(Given request) Write out the opening lines of the data word for word, up to and including the line with "import matplotlib.pyplot as plt", and leave every picture and every later line out.

Stored entries:

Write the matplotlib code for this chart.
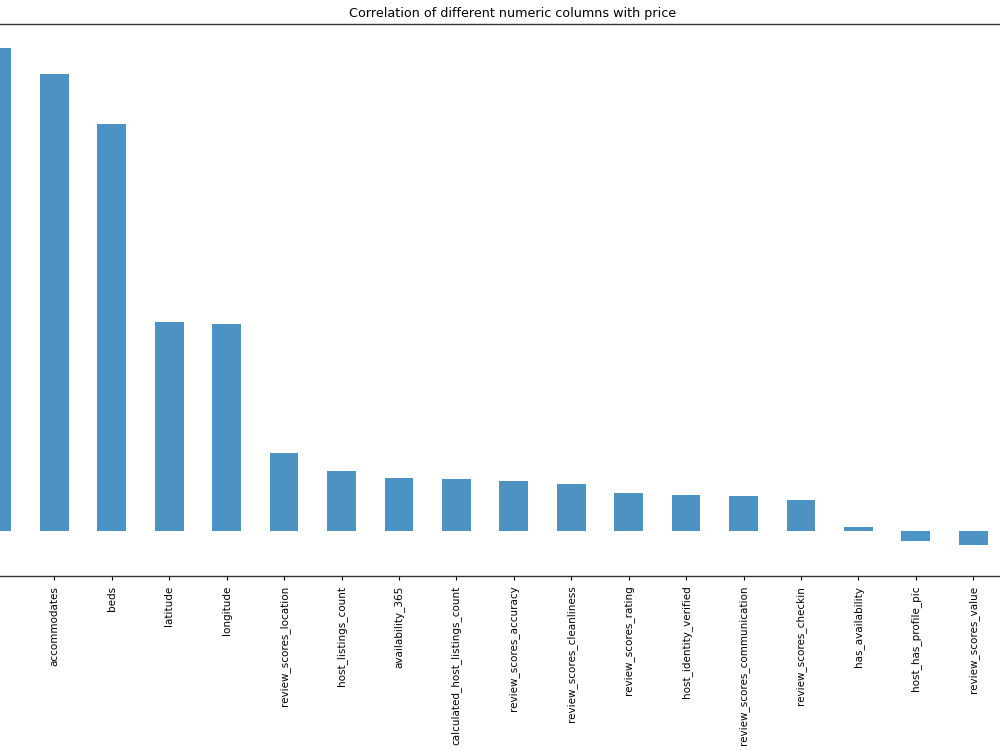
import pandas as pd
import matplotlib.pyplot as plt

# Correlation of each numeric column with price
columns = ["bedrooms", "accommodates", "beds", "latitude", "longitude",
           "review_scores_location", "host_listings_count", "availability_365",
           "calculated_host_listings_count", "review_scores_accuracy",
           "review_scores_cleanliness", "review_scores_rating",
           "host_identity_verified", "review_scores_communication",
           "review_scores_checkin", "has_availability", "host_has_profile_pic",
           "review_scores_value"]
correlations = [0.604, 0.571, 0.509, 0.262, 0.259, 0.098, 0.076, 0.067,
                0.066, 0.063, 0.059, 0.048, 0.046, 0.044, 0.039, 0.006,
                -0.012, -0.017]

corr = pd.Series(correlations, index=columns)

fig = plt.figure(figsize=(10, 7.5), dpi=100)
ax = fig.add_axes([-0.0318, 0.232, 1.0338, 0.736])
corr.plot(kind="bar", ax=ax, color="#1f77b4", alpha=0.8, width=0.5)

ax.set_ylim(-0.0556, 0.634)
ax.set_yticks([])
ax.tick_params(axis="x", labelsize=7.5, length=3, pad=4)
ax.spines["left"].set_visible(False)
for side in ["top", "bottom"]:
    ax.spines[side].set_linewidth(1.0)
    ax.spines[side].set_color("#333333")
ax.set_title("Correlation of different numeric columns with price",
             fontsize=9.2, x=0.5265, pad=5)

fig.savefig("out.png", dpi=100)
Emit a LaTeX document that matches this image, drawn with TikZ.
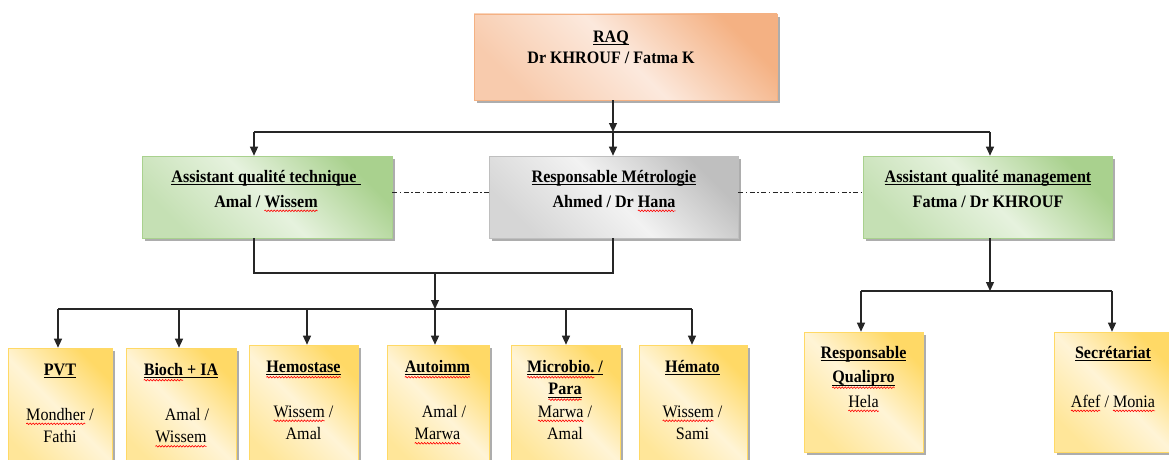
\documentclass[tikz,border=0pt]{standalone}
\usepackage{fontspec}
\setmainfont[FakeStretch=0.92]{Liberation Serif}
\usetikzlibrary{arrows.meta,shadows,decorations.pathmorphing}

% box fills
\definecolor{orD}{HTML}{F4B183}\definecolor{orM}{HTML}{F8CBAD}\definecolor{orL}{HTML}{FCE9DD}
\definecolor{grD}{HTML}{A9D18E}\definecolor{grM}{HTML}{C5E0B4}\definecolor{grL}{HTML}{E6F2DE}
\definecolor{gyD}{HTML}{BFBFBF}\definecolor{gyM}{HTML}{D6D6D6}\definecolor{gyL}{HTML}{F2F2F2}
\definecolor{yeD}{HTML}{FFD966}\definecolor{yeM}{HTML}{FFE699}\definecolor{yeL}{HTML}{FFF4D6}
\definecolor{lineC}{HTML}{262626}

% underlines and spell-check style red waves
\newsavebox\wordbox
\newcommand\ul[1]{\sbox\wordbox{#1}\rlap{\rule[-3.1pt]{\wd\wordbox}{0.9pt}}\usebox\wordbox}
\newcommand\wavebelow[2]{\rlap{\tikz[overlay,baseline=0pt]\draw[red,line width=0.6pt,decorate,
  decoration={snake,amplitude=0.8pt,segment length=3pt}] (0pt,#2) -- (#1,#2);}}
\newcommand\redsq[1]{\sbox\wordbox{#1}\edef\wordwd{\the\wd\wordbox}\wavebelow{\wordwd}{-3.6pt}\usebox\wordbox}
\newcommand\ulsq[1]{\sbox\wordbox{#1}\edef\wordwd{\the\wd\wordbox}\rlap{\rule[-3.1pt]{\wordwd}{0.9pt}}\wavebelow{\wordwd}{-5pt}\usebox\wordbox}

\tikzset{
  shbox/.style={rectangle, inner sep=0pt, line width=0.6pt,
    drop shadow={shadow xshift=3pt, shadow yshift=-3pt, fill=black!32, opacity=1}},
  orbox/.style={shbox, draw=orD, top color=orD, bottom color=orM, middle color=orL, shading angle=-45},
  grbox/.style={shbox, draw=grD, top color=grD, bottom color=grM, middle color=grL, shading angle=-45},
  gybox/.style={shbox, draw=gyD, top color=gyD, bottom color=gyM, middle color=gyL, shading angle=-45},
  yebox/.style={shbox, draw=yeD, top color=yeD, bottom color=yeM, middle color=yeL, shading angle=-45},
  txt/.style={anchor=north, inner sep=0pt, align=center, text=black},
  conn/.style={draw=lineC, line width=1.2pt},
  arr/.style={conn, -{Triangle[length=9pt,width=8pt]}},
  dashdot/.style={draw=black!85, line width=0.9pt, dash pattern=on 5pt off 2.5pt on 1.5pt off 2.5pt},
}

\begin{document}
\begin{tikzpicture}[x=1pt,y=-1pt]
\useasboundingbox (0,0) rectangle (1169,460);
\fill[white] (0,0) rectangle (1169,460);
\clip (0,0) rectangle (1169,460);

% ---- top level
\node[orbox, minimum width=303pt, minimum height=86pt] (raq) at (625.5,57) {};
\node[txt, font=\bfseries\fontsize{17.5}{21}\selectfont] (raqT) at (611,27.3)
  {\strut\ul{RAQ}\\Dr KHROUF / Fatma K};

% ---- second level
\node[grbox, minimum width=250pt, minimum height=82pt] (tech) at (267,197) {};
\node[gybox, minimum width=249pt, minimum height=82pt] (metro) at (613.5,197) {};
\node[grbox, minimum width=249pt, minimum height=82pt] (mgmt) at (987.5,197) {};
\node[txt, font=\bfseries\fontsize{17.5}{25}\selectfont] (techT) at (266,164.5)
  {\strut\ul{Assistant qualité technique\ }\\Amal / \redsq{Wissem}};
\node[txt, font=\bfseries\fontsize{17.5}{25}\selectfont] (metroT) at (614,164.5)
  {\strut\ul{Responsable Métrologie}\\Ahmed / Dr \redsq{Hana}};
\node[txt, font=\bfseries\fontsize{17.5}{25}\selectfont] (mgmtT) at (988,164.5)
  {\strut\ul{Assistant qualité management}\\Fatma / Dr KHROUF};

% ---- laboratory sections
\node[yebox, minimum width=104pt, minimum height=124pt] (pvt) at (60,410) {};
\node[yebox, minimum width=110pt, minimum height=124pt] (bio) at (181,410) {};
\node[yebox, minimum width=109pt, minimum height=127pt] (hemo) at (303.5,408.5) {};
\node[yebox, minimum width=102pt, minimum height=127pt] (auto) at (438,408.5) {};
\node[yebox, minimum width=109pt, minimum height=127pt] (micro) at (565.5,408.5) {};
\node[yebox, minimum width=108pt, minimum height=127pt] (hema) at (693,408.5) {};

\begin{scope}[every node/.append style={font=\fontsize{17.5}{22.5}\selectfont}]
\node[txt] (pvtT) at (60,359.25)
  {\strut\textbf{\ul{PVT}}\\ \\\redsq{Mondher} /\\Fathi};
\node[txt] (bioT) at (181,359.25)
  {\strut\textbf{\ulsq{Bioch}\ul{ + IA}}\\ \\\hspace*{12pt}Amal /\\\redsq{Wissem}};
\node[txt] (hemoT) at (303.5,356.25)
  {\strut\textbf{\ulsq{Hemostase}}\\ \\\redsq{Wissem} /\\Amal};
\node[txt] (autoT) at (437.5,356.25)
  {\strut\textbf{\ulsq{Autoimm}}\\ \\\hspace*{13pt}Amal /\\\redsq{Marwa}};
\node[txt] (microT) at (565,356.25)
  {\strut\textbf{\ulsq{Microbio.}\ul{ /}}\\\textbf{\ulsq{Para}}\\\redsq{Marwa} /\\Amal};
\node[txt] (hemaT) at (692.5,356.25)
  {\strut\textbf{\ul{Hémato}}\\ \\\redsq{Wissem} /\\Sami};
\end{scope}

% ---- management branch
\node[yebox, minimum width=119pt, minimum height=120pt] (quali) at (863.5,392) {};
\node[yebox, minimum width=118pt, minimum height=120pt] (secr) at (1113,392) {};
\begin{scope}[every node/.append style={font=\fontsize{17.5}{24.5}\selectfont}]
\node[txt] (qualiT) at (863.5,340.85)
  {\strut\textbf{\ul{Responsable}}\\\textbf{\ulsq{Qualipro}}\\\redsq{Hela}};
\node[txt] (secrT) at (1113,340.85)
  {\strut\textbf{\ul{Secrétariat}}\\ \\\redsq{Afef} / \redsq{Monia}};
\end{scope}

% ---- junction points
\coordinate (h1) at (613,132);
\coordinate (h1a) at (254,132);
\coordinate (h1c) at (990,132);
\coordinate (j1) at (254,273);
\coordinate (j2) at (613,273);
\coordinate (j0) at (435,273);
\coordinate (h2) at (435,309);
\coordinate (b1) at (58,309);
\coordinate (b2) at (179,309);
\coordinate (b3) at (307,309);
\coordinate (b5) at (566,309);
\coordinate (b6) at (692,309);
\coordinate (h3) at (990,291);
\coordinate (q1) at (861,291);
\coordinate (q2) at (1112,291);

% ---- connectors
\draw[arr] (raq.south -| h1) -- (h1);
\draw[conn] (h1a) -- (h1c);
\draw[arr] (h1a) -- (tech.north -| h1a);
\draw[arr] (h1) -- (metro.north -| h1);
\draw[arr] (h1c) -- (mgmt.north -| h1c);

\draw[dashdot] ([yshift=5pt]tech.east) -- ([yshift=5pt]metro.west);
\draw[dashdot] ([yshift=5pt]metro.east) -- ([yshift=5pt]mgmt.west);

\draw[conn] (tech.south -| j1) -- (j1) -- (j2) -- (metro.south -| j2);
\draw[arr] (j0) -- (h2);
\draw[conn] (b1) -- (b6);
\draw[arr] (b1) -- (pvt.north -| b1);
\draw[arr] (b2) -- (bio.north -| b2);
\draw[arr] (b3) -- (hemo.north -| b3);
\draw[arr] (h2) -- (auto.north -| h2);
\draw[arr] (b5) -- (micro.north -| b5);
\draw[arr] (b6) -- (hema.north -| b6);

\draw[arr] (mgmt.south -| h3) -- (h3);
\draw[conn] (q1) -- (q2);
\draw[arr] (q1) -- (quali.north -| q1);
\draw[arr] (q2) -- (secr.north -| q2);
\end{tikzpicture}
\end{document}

(Complete answer)
Write the matplotlib code for this chart.
import pandas as pd
import matplotlib.pyplot as plt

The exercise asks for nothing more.